O Estatuto dos Servidores
Públicos geralmente prevê o afastamento preventivo ou a suspensão
preventiva do servidor.
- Finalidade: Essas medidas não são
punição antecipada. Têm caráter cautelar e visam garantir que o servidor
não interfira na apuração dos fatos durante o PAD, ou que não continue a
colocar em risco o ambiente de trabalho.
- Duração: Têm prazo determinado (ex: 60
ou 90 dias, prorrogáveis uma vez) e o servidor, em regra, continua
recebendo sua remuneração durante esse período, pois a presunção de
inocência administrativa ainda vigora.
4.3. A Questão da Prisão
Preventiva
Se a falta grave cometida pelo
policial penal configurar, também, um crime grave (ex: tortura, corrupção), a
autoridade judicial, a pedido do Ministério Público ou da autoridade policial
judiciária (Polícia Civil ou Federal), pode decretar a prisão preventiva do
servidor, nos termos do Código de Processo Penal.
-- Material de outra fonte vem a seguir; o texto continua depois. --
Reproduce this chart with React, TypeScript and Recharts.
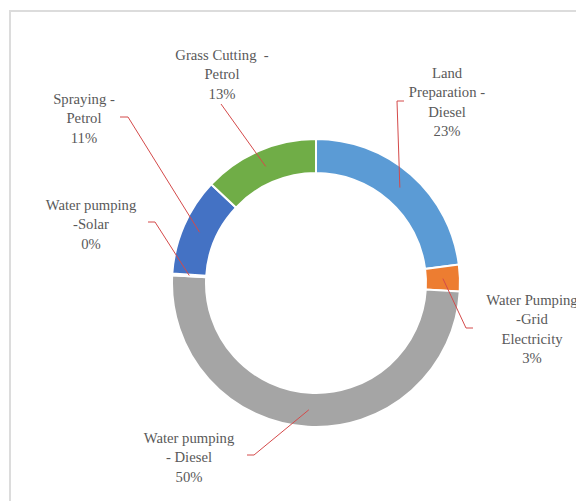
import React from "react";
import { PieChart, Pie, Cell } from "recharts";

// slice names, line breaks as in the original labels
const categories = [
  "Land\nPreparation -\nDiesel",
  "Water Pumping\n-Grid\nElectricity",
  "Water pumping\n- Diesel",
  "Water pumping\n-Solar",
  "Spraying -\nPetrol",
  "Grass Cutting  -\nPetrol",
];

// share of energy use (%)
const shares = [23, 3, 50, 0.2, 11, 13];

const colors = ["#5B9BD5", "#ED7D31", "#A5A5A5", "#FFC000", "#4472C4", "#70AD47"];

// label layout, offsets from the pie centre:
// tx/ty = text centre x / first baseline, lx/ly = leader start, ex = elbow x
const labelLayout = [
  { tx: 131, ty: -205, lx: 88, ly: -182, ex: 81 },
  { tx: 216, ty: 22, lx: 157, ly: 45, ex: 150 },
  { tx: -127, ty: 160, lx: -69, ly: 172, ex: -62 },
  { tx: -225, ty: -73, lx: -168, ly: -61, ex: -161 },
  { tx: -232, ty: -179, lx: -196, ly: -166, ex: -188 },
  { tx: -94, ty: -223, lx: -95, ly: -179, ex: -95 },
];

const total = shares.reduce((a, b) => a + b, 0);
const chartData = categories.map((name, i) => ({ name, value: shares[i] }));

const RADIAN = Math.PI / 180;
const serif = "'Liberation Serif', 'Times New Roman', serif";

const renderLabel = (props: any) => {
  const { cx, cy, midAngle, innerRadius, outerRadius, index } = props;
  const lay = labelLayout[index];
  const r = (innerRadius + outerRadius) / 2;
  const px = cx + r * Math.cos(-midAngle * RADIAN);
  const py = cy + r * Math.sin(-midAngle * RADIAN);
  const lines = [...categories[index].split("\n"), `${Math.round((shares[index] / total) * 100)}%`];
  const pts = `${cx + lay.lx},${cy + lay.ly} ${cx + lay.ex},${cy + lay.ly} ${px},${py}`;
  return (
    <g key={`lbl-${index}`} fontFamily={serif}>
      <polyline points={pts} fill="none" stroke="#D44A4A" strokeWidth={1} />
      <text x={cx + lay.tx} y={cy + lay.ty} textAnchor="middle" fill="#595959" fontFamily={serif} fontSize={14.7}>
        {lines.map((l, j) => (
          <tspan
            key={j}
            x={cx + lay.tx}
            dy={j === 0 ? 0 : 19.4}
            style={{ fontFamily: serif, fontSize: "14.7px", whiteSpace: "pre" }}
          >
            {l}
          </tspan>
        ))}
      </text>
    </g>
  );
};

export default function App() {
  return (
    <div
      style={{
        position: "relative",
        width: 576,
        height: 493,
        overflow: "hidden",
        background: "#fff",
        fontFamily: serif,
      }}
    >
      <div
        style={{
          position: "absolute",
          left: 1,
          top: 2,
          width: 620,
          height: 600,
          border: "2px solid #DCDCDC",
          boxSizing: "border-box",
        }}
      />
      <div style={{ position: "absolute", left: 0, top: 0 }}>
        <PieChart width={576} height={493} margin={{ top: 0, right: 0, bottom: 0, left: 0 }} style={{ fontFamily: serif }}>
          <Pie
            data={chartData}
            dataKey="value"
            nameKey="name"
            cx={308}
            cy={275}
            innerRadius={110}
            outerRadius={144}
            startAngle={90}
            endAngle={-270}
            stroke="#fff"
            strokeWidth={2}
            label={renderLabel}
            labelLine={false}
            isAnimationActive={false}
          >
            {chartData.map((d, i) => (
              <Cell key={d.name} fill={colors[i]} />
            ))}
          </Pie>
        </PieChart>
      </div>
    </div>
  );
}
Nesse caso, ele será
recolhido a um estabelecimento prisional específico (sala de Estado Maior ou
quartel, se houver previsão legal, ou presídio comum, a depender da legislação
local e do status da carreira), onde cumprirá a cautelar
processual, não um RDD.
A Rigidez do Regime
Policial
A hierarquia e a disciplina são
princípios inegociáveis para a Polícia Penal. O Regulamento Disciplinar é a
ferramenta que garante a manutenção desses princípios, estabelecendo um regime
de deveres mais rígido do que o do servidor público comum.
O Policial Penal deve ter em
mente que sua conduta é constantemente avaliada e que as consequências de uma
falta disciplinar são severas, podendo culminar na perda do cargo por demissão.
Embora o RDD seja exclusivo para a população carcerária, as medidas cautelares
de afastamento e a possibilidade de prisão preventiva garantem que o Estado
possa agir com a devida rigidez quando um de seus agentes viola o juramento de
proteger a sociedade e cumprir a lei.